Currently, we seem to be unable to specify such ambiguity within augur refine even though treetime supports arbitrarily constrained date ranges.

The only workaround right now I can think of is to make the date ambiguous, but that throws away information while also not working in situations where the week crosses a month boundary.

The issue has become particularly noticeable when making BA.2.86 trees where Denmark has provided ~30% of global sequences so far. To remove bias, I could add 3/4 days to the dates, but it would be nice if refine just accepted ranges as such.

Description

Make refine support arbitrary min/max input dates.

Possible solution

The simplest way to implement this would be to accept the min/max date format that's natively supported by treetime: [min:max] as in [2022.3452:2022.3649] (opening bracket, min date as year float, colon, max date as year float, closing bracket)

A neater solution might be to allow min and max dates to be specified through two columns: --min-date and --max-date.

This change could potentially be made across all date handling: it would be more general than our current x'ing strategy, e.g. 2021-10-XX for ambiguous date of month. That'd be a lot of work though.

victorlin commented 1 month ago

This was discussed recently on Slack with some different ideas. I'll plan to work on this soon so I've updated the issue description with latest ideas.

Commenting on some things from the original issue description:

The simplest way to implement this would be to accept the min/max date format that's natively supported by treetime: [min:max] as in [2022.3452:2022.3649]

On the Slack discussion the existing ISO standard format <start>/<end> was brought up as a 2nd option. But I do think the brackets are nice. I've proposed a 3rd option. While it doesn't follow any standards, it seemed like the best of both worlds: the brackets convey an inclusive range notation, and : could be problematic down the road if supporting ISO dates with a time part. Both added to the new issue description.

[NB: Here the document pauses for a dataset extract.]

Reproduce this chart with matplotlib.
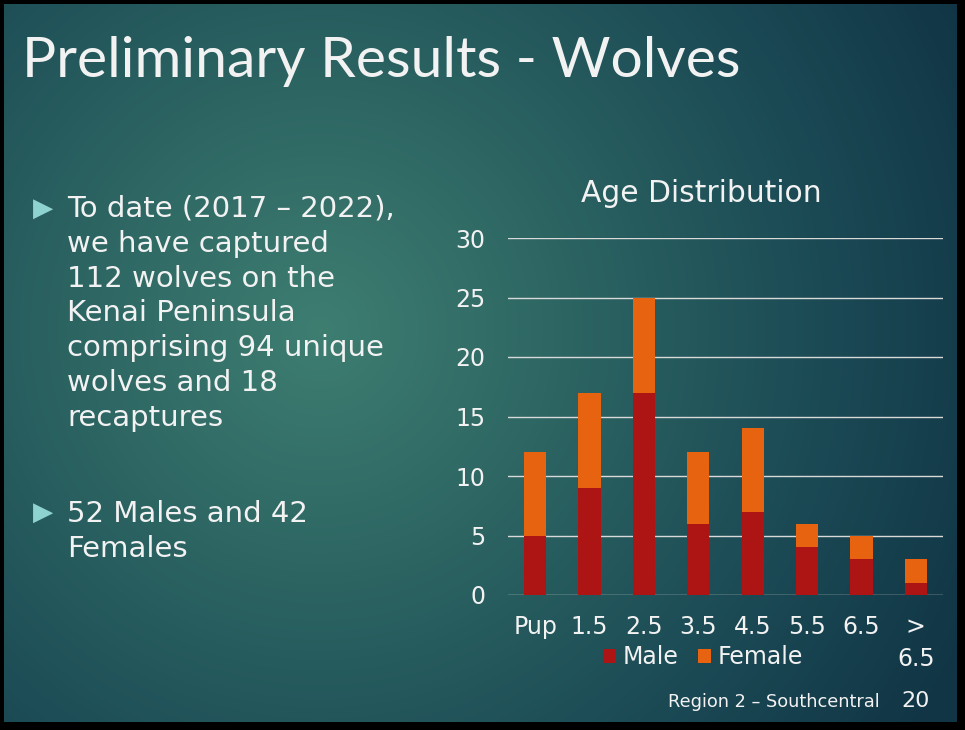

A neater solution might be to allow min and max dates to be specified through two columns: --min-date and --max-date.

I'll shoot this down as this would be confusing if/when we're to bring this to augur filter which already has --min-date/--max-date. I think it makes more sense to augment the existing handling of ambiguous dates in the date column with added support for precise date ranges.

This change could potentially be made across all date handling: it would be more general than our current x'ing strategy, e.g. 2021-10-XX for ambiguous date of month. That'd be a lot of work though.

Making this change across all date handling is the best/easiest way to do it since date handling is centralized under augur/dates. Doing it only in one subcommand would require extra work and cause more confusion to users.

trvrb commented 1 month ago

Cool! I agree to ditch --min-date and --max-date columns. I'm happy with various options for ranges:

Though I think I most prefer either Pythonic colon/bracket eg [2024-01-01:2024-06-01], or ISO slash eg 2024-01-01/2024-06-01 rather than mishmash. I don't see an issue with : and including time part of date, just because molecular clock dating, sample collection, etc... should never demand this level of precision.

jameshadfield commented 1 month ago

I vote to stay consistent with the ISO format we're already following, I don't see any compelling reasons to deviate from it. It also allows more concise forms like "2008-02-15/03-14", where "/03-14" implies "/2008-03-14".

victorlin commented 1 month ago

I considered blocking this on #936 but #1305 shows that this functionality can be implemented within get_numerical_date_from_value() which should be sufficient.

tsibley commented 1 month ago

Consistent with ISO gets my vote.

In past work for Seattle Flu Study, we used range types in various places. That used Postgres range syntax, which includes support for inclusive ([ and ]) vs. exclusive (( and )) bounds and omitted bounds (e.g. [2008-02-15, )). Would those features be useful/desired here?